How many Lists? The default is one, with a second list optional. You can change this to One list, three lists. Whichever you choose be mindful of your community. If everyone is struggling to field one 75 point list, don’t be setting it for three lists. Character restrictions and Themes are also other questions that will have a big impact on the game. If you set it for character restrictions to be in place, that will impact how many lists a player can bring. Some players have two lists that have the same character and if they need to have two lists without that overlap, they may not be able to bring it, or may only be able to play one list.
To Theme or not to Theme, this one is still being debated by some diehards. I can tell you I’ve played in 3 no theme events in 2018 and it hurts some factions more than others. This may discourage some players to not participate. It can be done and done well. I played Trolls and Grymkin. I always felt like I was on the back foot with Grymkin, but Trolls Madrak1/ Double Champs was not that different. So your mileage may vary.
If you’ve been helping your meta grow, I hope you’ve been getting the players acclimated and encouraging them to play on a clock of some sort. I believe this solves a lot of problems with players and analysis paralysis. If you have then this is a non-issue for your players. Just set up with what they’re used to. If your meta is not familiar with playing on the clock, then the real hurdle for the event is right here. I’ve had players get really salty about having to play on the clock, but these are also the guys who play four hour long games, and hmmm, haw, & debate every move. You need the clock to keep the tourney running smoothly and on time. If you have an eight-hour window where the store is open and one round takes four hours, you’re not finishing the Steamroller.
For your first few you can set the time for the next point level above giving each player more time to get used to it.

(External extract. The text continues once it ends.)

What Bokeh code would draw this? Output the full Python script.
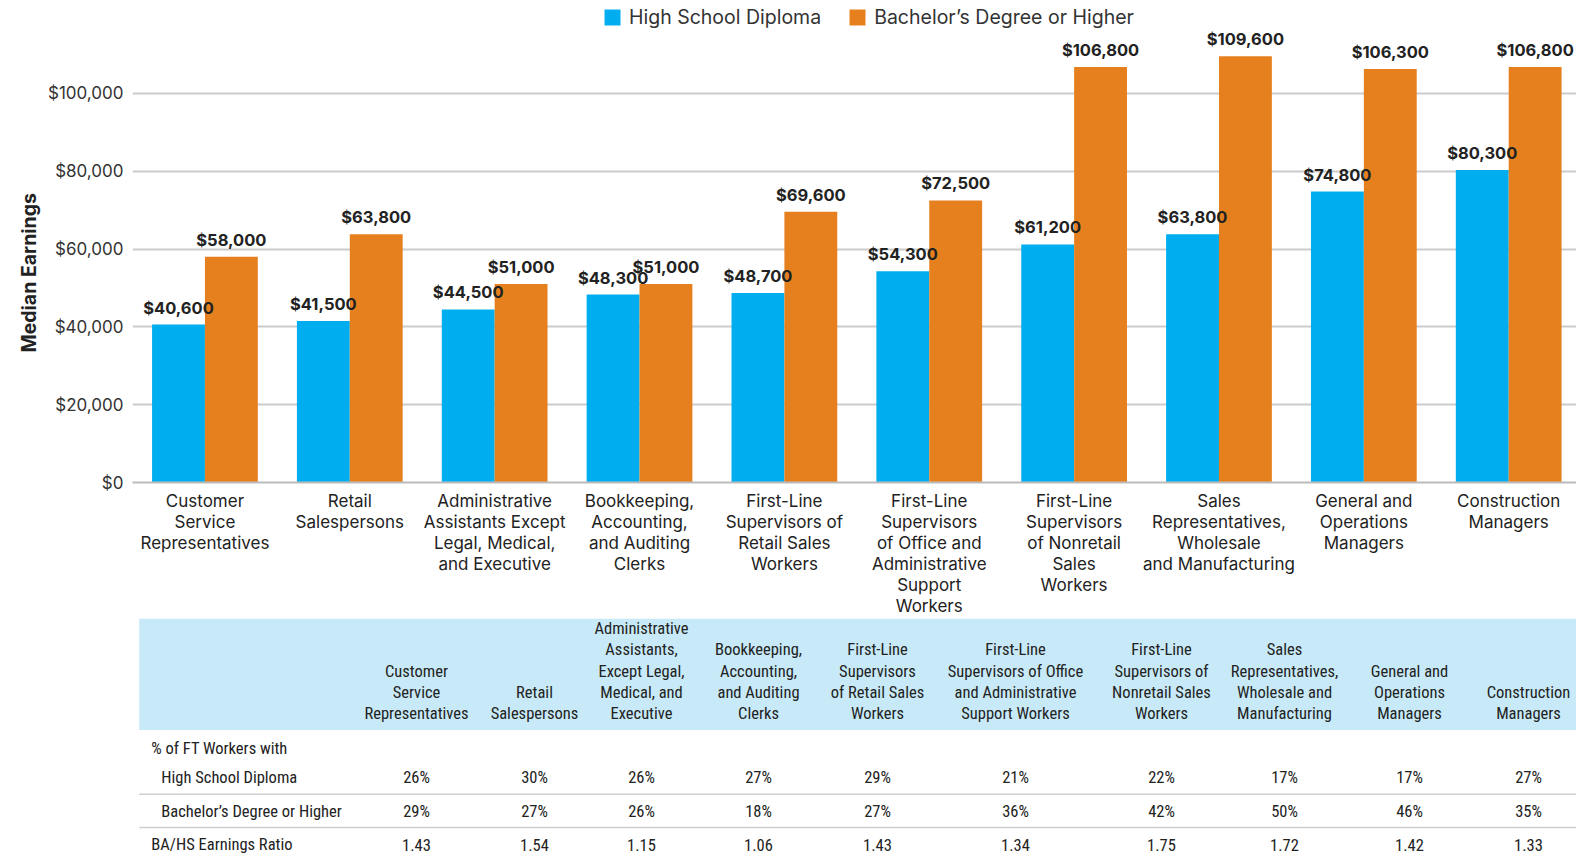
from bokeh.plotting import figure
from bokeh.models import (Range1d, FixedTicker, NumeralTickFormatter, Legend, LegendItem,
                          ColumnDataSource, Title)
from bokeh.transform import dodge
from bokeh.embed import file_html
from bokeh.resources import INLINE
from bokeh.core.properties import value

# ---------------- data ----------------
categories = [
    "Customer\nService\nRepresentatives",
    "Retail\nSalespersons",
    "Administrative\nAssistants Except\nLegal, Medical,\nand Executive",
    "Bookkeeping,\nAccounting,\nand Auditing\nClerks",
    "First-Line\nSupervisors of\nRetail Sales\nWorkers",
    "First-Line\nSupervisors\nof Office and\nAdministrative\nSupport\nWorkers",
    "First-Line\nSupervisors\nof Nonretail\nSales\nWorkers",
    "Sales\nRepresentatives,\nWholesale\nand Manufacturing",
    "General and\nOperations\nManagers",
    "Construction\nManagers",
]
series = ["High School Diploma", "Bachelor\u2019s Degree or Higher"]
hs_earnings = [40600, 41500, 44500, 48300, 48700, 54300, 61200, 63800, 74800, 80300]
ba_earnings = [58000, 63800, 51000, 51000, 69600, 72500, 106800, 109600, 106300, 106800]
y_ticks = [0, 20000, 40000, 60000, 80000, 100000]
y_title = "Median Earnings"

table_headers = [
    "Customer\nService\nRepresentatives",
    "Retail\nSalespersons",
    "Administrative\nAssistants,\nExcept Legal,\nMedical, and\nExecutive",
    "Bookkeeping,\nAccounting,\nand Auditing\nClerks",
    "First-Line\nSupervisors\nof Retail Sales\nWorkers",
    "First-Line\nSupervisors of Office\nand Administrative\nSupport Workers",
    "First-Line\nSupervisors of\nNonretail Sales\nWorkers",
    "Sales\nRepresentatives,\nWholesale and\nManufacturing",
    "General and\nOperations\nManagers",
    "Construction\nManagers",
]
row_group_label = "% of FT Workers with"
row_labels = ["High School Diploma", "Bachelor\u2019s Degree or Higher", "BA/HS Earnings Ratio"]
pct_hs = [26, 30, 26, 27, 29, 21, 22, 17, 17, 27]
pct_ba = [29, 27, 26, 18, 27, 36, 42, 50, 46, 35]
ratio = [1.43, 1.54, 1.15, 1.06, 1.43, 1.34, 1.75, 1.72, 1.42, 1.33]

# ---------------- styles / layout ----------------
BLUE = "#00AEEF"
ORANGE = "#E6801F"
HEAD_BG = "#C8EAF8"
TXT = "#222222"
FONT = "Inter"
COND = "'Roboto Condensed', 'Liberation Sans Narrow', 'DejaVu Sans Condensed', 'Open Sans', sans-serif"
W = 1576
FRAME_H = 482
BOTTOM = 136
H1 = FRAME_H + BOTTOM
H2 = 859 - H1
LEFT = 132
BAR_W = 0.365
OFF = BAR_W / 2

idx = list(range(len(categories)))
src = ColumnDataSource(dict(
    x=idx, hs=hs_earnings, ba=ba_earnings,
    hs_lbl=["${:,}".format(v) for v in hs_earnings],
    ba_lbl=["${:,}".format(v) for v in ba_earnings],
))

p = figure(width=W, height=H1, x_range=Range1d(-0.5, 9.468), y_range=Range1d(0, 123900),
           output_backend="svg", toolbar_location=None,
           min_border_left=LEFT, min_border_right=0, min_border_top=0, min_border_bottom=BOTTOM)
p.outline_line_color = None
p.background_fill_color = "white"

r1 = p.vbar(x=dodge("x", -OFF), top="hs", width=BAR_W, source=src,
            fill_color=BLUE, line_color=None)
r2 = p.vbar(x=dodge("x", OFF), top="ba", width=BAR_W, source=src,
            fill_color=ORANGE, line_color=None)

for col, lbl, off in (("hs", "hs_lbl", -OFF), ("ba", "ba_lbl", OFF)):
    p.text(x=dodge("x", off), y=col, text=lbl, source=src,
           text_align="center", text_baseline="alphabetic", y_offset=-17,
           text_font=value(FONT), text_font_style="bold", text_font_size="16.5px",
           text_color=TXT)

# y axis
p.yaxis.ticker = FixedTicker(ticks=y_ticks)
p.yaxis.formatter = NumeralTickFormatter(format="$0,0")
p.yaxis.major_label_text_font = FONT
p.yaxis.major_label_text_font_size = "17px"
p.yaxis.major_label_text_color = "#333333"
p.yaxis.axis_line_color = None
p.yaxis.major_tick_line_color = None
p.yaxis.minor_tick_line_color = None
p.yaxis.major_tick_out = 0
p.yaxis.major_label_standoff = 9

# y axis title, placed off-centre as in the original
p.add_layout(Title(text=y_title, align="left", offset=130, standoff=10,
                   text_font=FONT, text_font_style="bold", text_font_size="19.5px",
                   text_color=TXT), "left")

# x axis
p.xaxis.ticker = FixedTicker(ticks=idx)
p.xaxis.major_label_overrides = {i: c for i, c in zip(idx, categories)}
p.xaxis.major_label_text_font = FONT
p.xaxis.major_label_text_font_size = "17px"
p.xaxis.major_label_text_color = TXT
p.xaxis.major_label_text_line_height = 1.05
p.xaxis.axis_line_color = "#bbbbbb"
p.xaxis.axis_line_width = 2
p.xaxis.major_tick_line_color = None
p.xaxis.minor_tick_line_color = None
p.xaxis.major_tick_out = 0
p.xaxis.major_label_standoff = 8

p.xgrid.visible = False
p.ygrid.ticker = FixedTicker(ticks=y_ticks)
p.ygrid.grid_line_color = "#cccccc"
p.ygrid.grid_line_width = 2

legend = Legend(items=[LegendItem(label=series[0], renderers=[r1]),
                       LegendItem(label=series[1], renderers=[r2])],
                orientation="horizontal", location=(470, FRAME_H - 29),
                glyph_width=20, glyph_height=20, label_standoff=7, spacing=26,
                padding=0, margin=0, border_line_color=None, background_fill_alpha=0,
                label_text_font=FONT, label_text_font_size="19.5px", label_text_color="#333333")
p.add_layout(legend)

# ---------------- table ----------------
T0 = H1  # screen y of the table's top
col_x = [416, 534, 641, 758, 877, 1015, 1161, 1284, 1409, 1528]
t = figure(width=W, height=H2, x_range=Range1d(0, W), y_range=Range1d(H2, 0),
           output_backend="svg", toolbar_location=None,
           x_axis_location=None, y_axis_location=None, min_border=0)
t.outline_line_color = None
t.grid.visible = False

t.quad(left=[138.7], right=[W], top=[0], bottom=[729.4 - T0], fill_color=HEAD_BG, line_color=None)
t.text(x=col_x, y=[723 - T0] * len(col_x), text=table_headers,
       text_align="center", text_baseline="bottom", text_line_height=1.13,
       text_font=value(COND), text_font_size="16.5px", text_color=TXT)

row_y = [776.6 - T0, 810.8 - T0, 844 - T0]
t.text(x=[150.8], y=[747.5 - T0], text=[row_group_label], text_align="left", text_baseline="middle",
       text_font=value(COND), text_font_size="16.5px", text_color=TXT)
t.text(x=[160.8, 160.8, 150.8], y=row_y, text=row_labels, text_align="left", text_baseline="middle",
       text_font=value(COND), text_font_size="16.5px", text_color=TXT)

rows = [["{}%".format(v) for v in pct_hs],
        ["{}%".format(v) for v in pct_ba],
        ["{:.2f}".format(v) for v in ratio]]
for ry, vals in zip(row_y, rows):
    t.text(x=col_x, y=[ry] * len(col_x), text=vals, text_align="center", text_baseline="middle",
           text_font=value(COND), text_font_size="16.5px", text_color=TXT)

t.segment(x0=[138.7, 138.7], x1=[W, W], y0=[793.7 - T0, 826.9 - T0], y1=[793.7 - T0, 826.9 - T0],
          line_color="#cfcfcf", line_width=1.5)

open("out.html", "w").write(file_html([p, t], INLINE))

This is usually how I start players out on clocks as well. I’ll set mine to 60 minutes and set theirs for 75.
Something to think about is the finals tables. Do you go with one or do you not? My suggestion is that you do. In my experience there’s nothing more frustrating than battling all day getting to the top table as one of two undefeated, losing the match, and then dropping down to third, or off the podium completely. The other view on this is that 2nd place should be the person who played the best out of all the other players, even the guy who got to the top table and lost. Whichever you decide make sure you highlight this in the event and even announce it at the beginning of the tournament.
So you got your flyers up, your Facebook posts up, everyone is there filling out sheets, and you’ve got tables set up ready to start. Congrats! You’ve got most of the work done. Now just a few more things to tackle.
You may not enjoy public speaking, but this is where you need to use those awkward speaking skills. 😛 Make an announcement. Go over the basics. Timing, pausing the clock, rules questions, the agenda for the day, and thank t your players for showing up to play. Set your players expectation up front and you’ll find that the event will run smoother.
Scoring each round. While a fancy computer program that does it all for you is nice (like PG Swiss), you can do it by hand easily too. Follow the instructions on the Steamroller packet, and you should be fine. In the upper right-hand corner as the players turn in their sheets write how many games they won. Then as the tournament progresses make multiple piles with the number of games won. Pairings are easy this way. Shuffle all the winners face down and pull out sheets to make pairs. If there are an odd number take the last winner, and add them to the other pile shuffle & repeat. The Strength of Schedule is easy as well. At the end of the tournament, you’ll need to some bookwork. Add up the games won by the opponents that the player has played against and that will be their Strength of Schedule. I usually will write that number to the far right to the opponent list after the Army points destroyed as the final round is wrapping up.
Best Painted and Best Sportsman
If you wish to add this, of course, announce it with the rest of the other details. To determine the best painting I will usually leave it to popular vote; although I have also had the store manager or owner pick the best one they like. For the Best Sportsman, I watch the matches all day and make the determination based on what I see. I’m not going to the guy tilting, the guy abusing the clock, or making their opponent feel uncomfortable. I usually see how the guy at 0-3 or 0-4 has been handling the losses, first.
I wrote this article with the help of watching a few “not as many events ran” and “first time running events” Organizers and Organizers to be. Take things in stride, and make sure you and the players are having fun. Be fair, and consistent in your rulings. If you make a mistake, keep note of it for next event and don’t let it discourage you. I had to make many mistakes to get here.